Plotting code records:
•••
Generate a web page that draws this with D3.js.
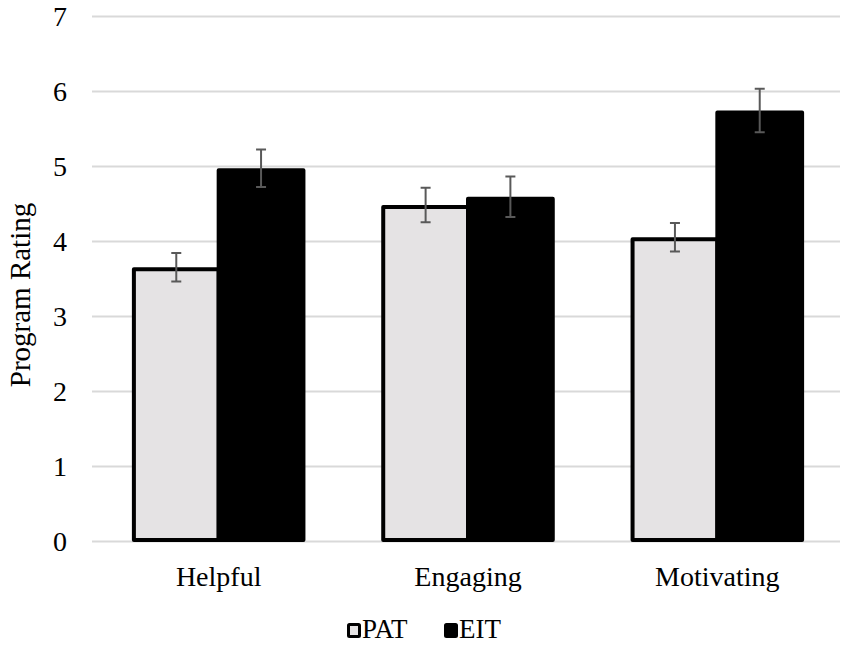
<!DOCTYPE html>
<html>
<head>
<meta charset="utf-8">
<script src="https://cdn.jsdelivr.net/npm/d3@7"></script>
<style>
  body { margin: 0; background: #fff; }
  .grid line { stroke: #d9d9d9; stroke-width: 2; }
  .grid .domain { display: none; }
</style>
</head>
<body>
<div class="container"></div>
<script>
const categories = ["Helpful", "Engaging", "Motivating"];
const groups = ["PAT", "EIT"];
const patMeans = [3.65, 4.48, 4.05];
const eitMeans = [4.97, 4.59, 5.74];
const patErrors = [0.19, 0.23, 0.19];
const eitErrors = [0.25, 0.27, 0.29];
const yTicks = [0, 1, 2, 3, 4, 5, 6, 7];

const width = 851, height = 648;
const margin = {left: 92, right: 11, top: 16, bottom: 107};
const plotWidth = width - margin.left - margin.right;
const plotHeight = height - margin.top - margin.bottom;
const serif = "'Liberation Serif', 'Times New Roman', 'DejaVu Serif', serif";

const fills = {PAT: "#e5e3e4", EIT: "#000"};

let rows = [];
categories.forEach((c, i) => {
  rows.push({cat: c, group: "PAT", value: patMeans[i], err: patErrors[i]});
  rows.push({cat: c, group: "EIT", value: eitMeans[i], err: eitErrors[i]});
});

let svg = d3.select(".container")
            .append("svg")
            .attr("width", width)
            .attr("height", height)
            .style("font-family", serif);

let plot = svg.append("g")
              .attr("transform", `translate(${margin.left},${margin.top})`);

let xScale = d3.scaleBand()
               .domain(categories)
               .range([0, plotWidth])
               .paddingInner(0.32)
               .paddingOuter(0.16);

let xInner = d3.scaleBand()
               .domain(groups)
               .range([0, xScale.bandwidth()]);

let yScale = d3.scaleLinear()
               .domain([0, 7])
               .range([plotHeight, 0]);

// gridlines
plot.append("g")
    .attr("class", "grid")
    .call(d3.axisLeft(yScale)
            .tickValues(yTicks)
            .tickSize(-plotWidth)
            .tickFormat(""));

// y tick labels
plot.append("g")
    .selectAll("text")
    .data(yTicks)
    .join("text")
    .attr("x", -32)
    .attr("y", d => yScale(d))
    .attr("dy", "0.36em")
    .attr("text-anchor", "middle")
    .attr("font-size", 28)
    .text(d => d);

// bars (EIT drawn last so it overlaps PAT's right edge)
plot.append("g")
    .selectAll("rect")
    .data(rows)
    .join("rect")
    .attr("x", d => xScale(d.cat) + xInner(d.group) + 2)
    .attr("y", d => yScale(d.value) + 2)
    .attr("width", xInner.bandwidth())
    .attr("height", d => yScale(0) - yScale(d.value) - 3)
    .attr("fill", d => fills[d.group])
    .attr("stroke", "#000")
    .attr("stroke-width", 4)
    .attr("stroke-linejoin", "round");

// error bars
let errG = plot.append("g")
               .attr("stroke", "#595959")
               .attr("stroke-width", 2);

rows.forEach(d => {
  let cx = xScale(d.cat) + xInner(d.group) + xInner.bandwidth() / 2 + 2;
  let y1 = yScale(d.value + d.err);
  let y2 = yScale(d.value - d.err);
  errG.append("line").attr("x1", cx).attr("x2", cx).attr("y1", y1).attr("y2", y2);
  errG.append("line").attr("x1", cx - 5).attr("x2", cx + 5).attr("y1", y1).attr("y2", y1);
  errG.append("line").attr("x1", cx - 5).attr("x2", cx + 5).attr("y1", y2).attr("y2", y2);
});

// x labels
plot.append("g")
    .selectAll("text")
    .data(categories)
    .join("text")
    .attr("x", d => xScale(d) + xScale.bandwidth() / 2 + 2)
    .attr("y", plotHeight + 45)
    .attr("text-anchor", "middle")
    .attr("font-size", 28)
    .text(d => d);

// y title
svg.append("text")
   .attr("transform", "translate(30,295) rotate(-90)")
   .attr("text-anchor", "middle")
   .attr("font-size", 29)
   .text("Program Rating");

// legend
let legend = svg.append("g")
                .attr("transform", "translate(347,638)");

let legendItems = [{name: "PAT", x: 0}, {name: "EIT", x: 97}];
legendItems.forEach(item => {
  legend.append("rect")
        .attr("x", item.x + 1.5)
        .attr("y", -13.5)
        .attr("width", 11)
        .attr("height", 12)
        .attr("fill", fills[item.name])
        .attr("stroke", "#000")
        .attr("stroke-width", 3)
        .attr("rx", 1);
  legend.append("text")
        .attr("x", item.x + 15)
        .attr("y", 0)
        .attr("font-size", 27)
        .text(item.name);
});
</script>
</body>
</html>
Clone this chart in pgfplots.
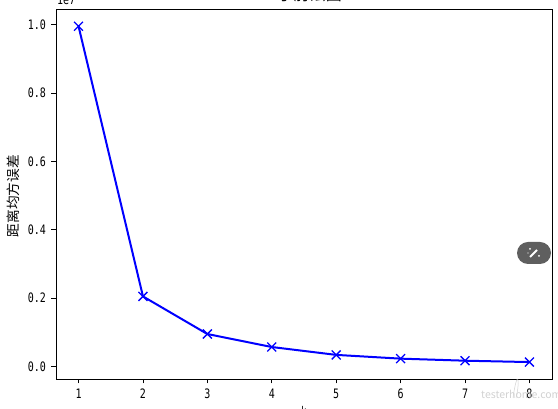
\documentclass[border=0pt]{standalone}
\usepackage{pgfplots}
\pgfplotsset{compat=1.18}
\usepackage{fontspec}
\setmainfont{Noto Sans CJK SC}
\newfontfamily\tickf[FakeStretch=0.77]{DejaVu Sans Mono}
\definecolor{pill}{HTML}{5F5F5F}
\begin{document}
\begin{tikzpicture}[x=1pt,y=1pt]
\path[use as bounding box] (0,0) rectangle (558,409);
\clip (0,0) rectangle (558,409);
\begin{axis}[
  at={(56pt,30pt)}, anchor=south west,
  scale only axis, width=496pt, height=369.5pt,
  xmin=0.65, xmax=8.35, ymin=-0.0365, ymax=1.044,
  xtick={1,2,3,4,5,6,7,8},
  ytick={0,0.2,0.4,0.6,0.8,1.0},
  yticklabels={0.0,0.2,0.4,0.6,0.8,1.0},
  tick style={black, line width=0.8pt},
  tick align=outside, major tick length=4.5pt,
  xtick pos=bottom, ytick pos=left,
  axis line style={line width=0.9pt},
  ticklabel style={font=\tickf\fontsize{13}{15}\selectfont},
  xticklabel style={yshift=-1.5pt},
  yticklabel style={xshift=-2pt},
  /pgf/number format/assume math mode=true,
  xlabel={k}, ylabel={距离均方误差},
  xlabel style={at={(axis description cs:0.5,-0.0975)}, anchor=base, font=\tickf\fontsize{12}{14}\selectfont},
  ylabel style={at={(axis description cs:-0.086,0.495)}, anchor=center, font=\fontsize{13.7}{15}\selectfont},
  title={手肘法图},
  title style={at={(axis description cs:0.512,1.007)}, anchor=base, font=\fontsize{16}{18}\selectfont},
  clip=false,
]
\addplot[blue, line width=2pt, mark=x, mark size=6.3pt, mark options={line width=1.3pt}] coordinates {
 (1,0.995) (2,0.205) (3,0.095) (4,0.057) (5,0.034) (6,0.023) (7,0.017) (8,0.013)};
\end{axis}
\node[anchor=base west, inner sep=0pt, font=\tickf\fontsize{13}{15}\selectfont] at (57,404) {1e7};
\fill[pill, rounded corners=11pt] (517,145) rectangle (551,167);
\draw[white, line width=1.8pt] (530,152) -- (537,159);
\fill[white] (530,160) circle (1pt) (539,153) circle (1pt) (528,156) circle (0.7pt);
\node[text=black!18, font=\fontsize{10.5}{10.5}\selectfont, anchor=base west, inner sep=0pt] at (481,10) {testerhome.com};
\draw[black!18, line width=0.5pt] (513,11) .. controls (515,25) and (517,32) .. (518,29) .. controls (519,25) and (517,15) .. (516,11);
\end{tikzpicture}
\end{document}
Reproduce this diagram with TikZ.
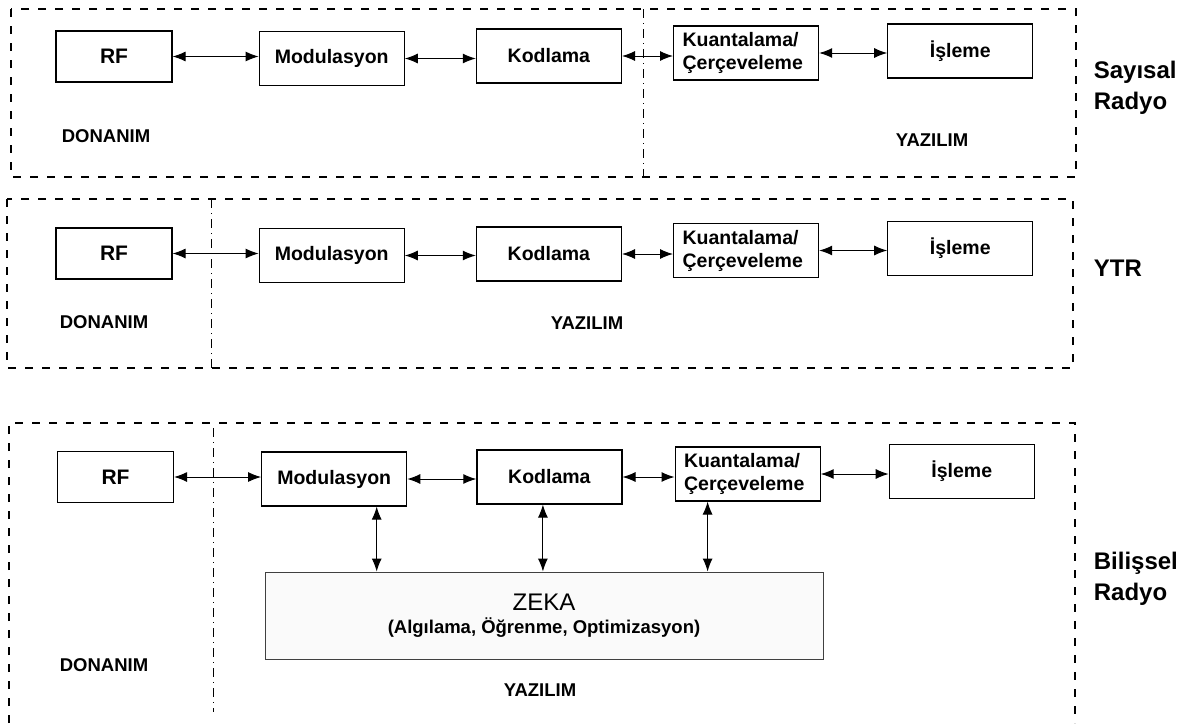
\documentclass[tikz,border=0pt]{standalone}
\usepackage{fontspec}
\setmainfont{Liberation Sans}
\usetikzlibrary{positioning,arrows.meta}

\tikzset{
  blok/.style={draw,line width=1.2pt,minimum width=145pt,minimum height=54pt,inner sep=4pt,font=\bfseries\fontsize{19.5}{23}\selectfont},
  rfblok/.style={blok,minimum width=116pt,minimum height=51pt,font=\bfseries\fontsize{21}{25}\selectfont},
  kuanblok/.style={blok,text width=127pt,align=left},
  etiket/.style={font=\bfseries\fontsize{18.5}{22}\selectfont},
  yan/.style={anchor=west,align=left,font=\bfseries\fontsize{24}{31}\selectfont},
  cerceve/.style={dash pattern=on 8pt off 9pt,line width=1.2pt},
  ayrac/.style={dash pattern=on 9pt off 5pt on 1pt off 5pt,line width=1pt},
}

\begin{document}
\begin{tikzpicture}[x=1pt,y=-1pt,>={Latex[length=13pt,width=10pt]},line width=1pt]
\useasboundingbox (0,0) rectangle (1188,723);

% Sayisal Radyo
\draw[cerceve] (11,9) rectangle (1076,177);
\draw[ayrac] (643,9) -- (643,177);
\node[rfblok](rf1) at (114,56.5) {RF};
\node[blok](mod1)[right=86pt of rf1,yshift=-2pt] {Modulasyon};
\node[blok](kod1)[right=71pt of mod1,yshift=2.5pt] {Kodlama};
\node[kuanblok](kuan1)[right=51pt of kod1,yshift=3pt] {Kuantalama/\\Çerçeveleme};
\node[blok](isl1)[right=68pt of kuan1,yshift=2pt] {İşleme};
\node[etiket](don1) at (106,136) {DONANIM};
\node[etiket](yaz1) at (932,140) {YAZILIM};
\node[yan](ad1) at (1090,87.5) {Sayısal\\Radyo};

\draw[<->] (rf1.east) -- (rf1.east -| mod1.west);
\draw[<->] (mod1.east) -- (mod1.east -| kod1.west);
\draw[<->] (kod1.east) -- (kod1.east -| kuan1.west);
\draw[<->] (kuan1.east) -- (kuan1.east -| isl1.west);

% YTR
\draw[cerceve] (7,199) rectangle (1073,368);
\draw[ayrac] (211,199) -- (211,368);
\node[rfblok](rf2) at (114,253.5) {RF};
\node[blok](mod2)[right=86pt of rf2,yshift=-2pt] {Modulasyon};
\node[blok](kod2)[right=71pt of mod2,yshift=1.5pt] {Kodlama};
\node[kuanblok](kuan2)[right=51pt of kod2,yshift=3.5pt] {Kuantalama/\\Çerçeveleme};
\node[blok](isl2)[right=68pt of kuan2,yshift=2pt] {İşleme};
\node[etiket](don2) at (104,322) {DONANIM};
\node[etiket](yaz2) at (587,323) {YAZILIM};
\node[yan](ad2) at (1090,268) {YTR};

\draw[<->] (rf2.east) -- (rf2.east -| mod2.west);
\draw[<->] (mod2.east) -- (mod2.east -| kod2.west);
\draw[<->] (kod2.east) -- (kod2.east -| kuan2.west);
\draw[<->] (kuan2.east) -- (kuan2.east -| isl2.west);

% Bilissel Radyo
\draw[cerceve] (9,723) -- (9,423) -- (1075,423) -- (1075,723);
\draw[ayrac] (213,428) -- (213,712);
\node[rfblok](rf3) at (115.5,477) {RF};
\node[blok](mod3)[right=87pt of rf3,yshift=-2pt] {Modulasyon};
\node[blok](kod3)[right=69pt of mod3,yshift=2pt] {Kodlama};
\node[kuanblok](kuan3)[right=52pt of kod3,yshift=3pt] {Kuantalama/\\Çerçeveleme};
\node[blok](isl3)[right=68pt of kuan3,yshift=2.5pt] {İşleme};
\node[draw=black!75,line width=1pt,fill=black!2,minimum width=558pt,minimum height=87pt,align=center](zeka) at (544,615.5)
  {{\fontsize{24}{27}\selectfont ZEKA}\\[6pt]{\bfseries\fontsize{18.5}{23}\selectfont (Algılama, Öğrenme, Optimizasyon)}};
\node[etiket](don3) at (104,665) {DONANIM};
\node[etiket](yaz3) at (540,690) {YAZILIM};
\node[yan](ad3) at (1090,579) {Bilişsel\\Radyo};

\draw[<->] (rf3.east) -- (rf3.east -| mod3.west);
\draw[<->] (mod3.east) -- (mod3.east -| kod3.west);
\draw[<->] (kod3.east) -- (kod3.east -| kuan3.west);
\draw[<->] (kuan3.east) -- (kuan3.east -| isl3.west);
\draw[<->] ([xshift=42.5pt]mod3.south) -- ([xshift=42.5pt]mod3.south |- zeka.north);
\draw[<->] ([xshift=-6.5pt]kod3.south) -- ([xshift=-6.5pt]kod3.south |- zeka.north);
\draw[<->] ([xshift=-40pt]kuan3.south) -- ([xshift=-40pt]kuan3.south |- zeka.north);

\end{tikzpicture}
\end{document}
•••
## Written request
Go through the records line by line and count those containing the string "this". Give only the total.

## Correct response
3